THE YEAR: 2001 (actually Jan. 19, 2002)

THE GAME: Patriots 16, Raiders 13

THE PLAY: Vinatieri from 45 through a blizzard to tie Snow Bowl

WHY IT’S HERE: Two thoughts traveling on parallel tracks were running through the mind while Adam Vinatieri trotted onto the field and lined up his 45-yarder to tie Oakland in the 2001 AFC Divisional Playoff Game, the final one at Foxboro Stadium. “There’s no way he can make this kick in this weather,” was the first. “The way this season’s gone, I bet he makes this kick. It can’t end here.

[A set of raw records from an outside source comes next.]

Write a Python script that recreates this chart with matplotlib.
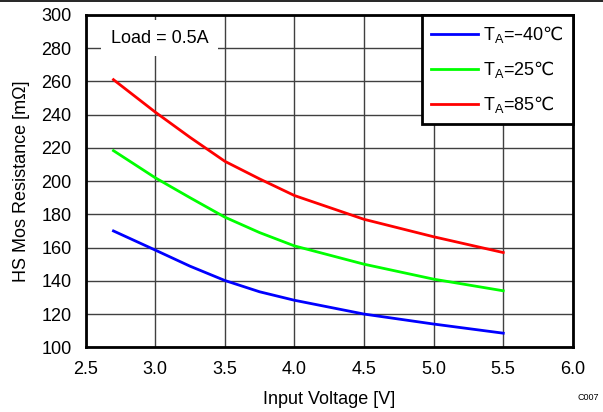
import matplotlib.pyplot as plt
from matplotlib.lines import Line2D

plt.rcParams['font.family'] = ['Liberation Sans', 'DejaVu Sans']
plt.rcParams['mathtext.fontset'] = 'dejavusans'

# input voltage [V]
vin = [2.7, 3.0, 3.25, 3.5, 3.75, 4.0, 4.5, 5.0, 5.5]
# HS mos resistance [mOhm]
r_m40 = [170, 158.5, 148.8, 140.2, 133.4, 128.3, 120, 114, 108.5]
r_25 = [218.3, 202, 190, 178.3, 169, 161, 150, 141, 134]
r_85 = [261, 241.5, 226.3, 211.9, 201.3, 191.3, 177, 166.5, 157]

labels = ['T$_\\mathregular{A}$=\u201340$\\mathrm{\u2103}$',
          'T$_\\mathregular{A}$=25$\\mathrm{\u2103}$',
          'T$_\\mathregular{A}$=85$\\mathrm{\u2103}$']
colors = ['#0000ff', '#00ff00', '#ff0000']

fig = plt.figure(figsize=(6.03, 4.12), dpi=100)
ax = fig.add_axes([0.142, 0.157, 0.808, 0.807])

for y, c, lab in zip([r_m40, r_25, r_85], colors, labels):
    ax.plot(vin, y, color=c, lw=2, label=lab, zorder=3)

ax.set_xlim(2.5, 6.0)
ax.set_ylim(100, 300)
ax.set_xticks([2.5, 3.0, 3.5, 4.0, 4.5, 5.0, 5.5, 6.0])
ax.set_xticklabels(['2.5', '3.0', '3.5', '4.0', '4.5', '5.0', '5.5', '6.0'])
ax.set_yticks(range(100, 301, 20))
ax.tick_params(length=0, labelsize=13, pad=10)
ax.grid(True, color='#404040', lw=1)
for s in ax.spines.values():
    s.set_linewidth(2)
    s.set_color('black')

ax.set_xlabel('Input Voltage [V]', fontsize=13, labelpad=9)
ax.set_ylabel('HS Mos Resistance [m\u03a9]', fontsize=13, labelpad=8)

ax.text(2.68, 286, 'Load = 0.5A', fontsize=13, va='center', ha='left', zorder=4,
        bbox=dict(facecolor='white', edgecolor='none', pad=7))

leg = ax.legend(loc='upper right', borderaxespad=0, fancybox=False,
                fontsize=13, handlelength=2.6, labelspacing=0.78,
                borderpad=0.5, handletextpad=0.3, framealpha=1)
leg.get_frame().set_edgecolor('black')
leg.get_frame().set_linewidth(2)

fig.text(0.993, 0.025, 'C007', fontsize=6.5, ha='right', va='bottom')
fig.add_artist(Line2D([0, 1], [0.998, 0.998], color='black', lw=1.2))

fig.savefig('out.png', dpi=100)
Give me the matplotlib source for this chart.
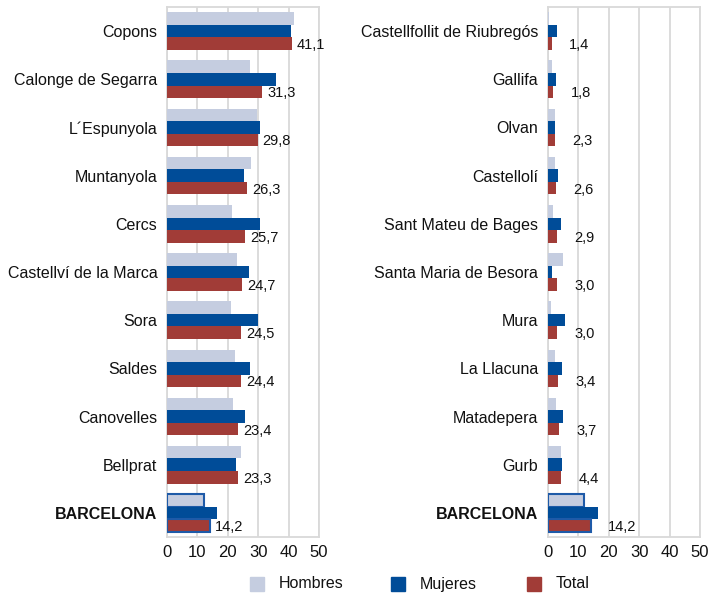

It can’t end now.” From where I was sitting in the press box I couldn’t see the ball clearly, probably because I was looking for it on a higher trajectory than Vinatieri used. So I remember Vinatieri going through the ball, my being unable to locate it in the air and then looking for the refs under the goalposts to see their signal. And when I located them, I saw the ball scuttle past. Then I saw the officials’ arms rise. Twenty-five years earlier, the first team I ever followed passionately – the ’76 Patriots – left me in tears when they lost to the Raiders in the playoffs. Now, at 33, I was covering that team and it had gotten a measure of retribution for the 8-year-old me.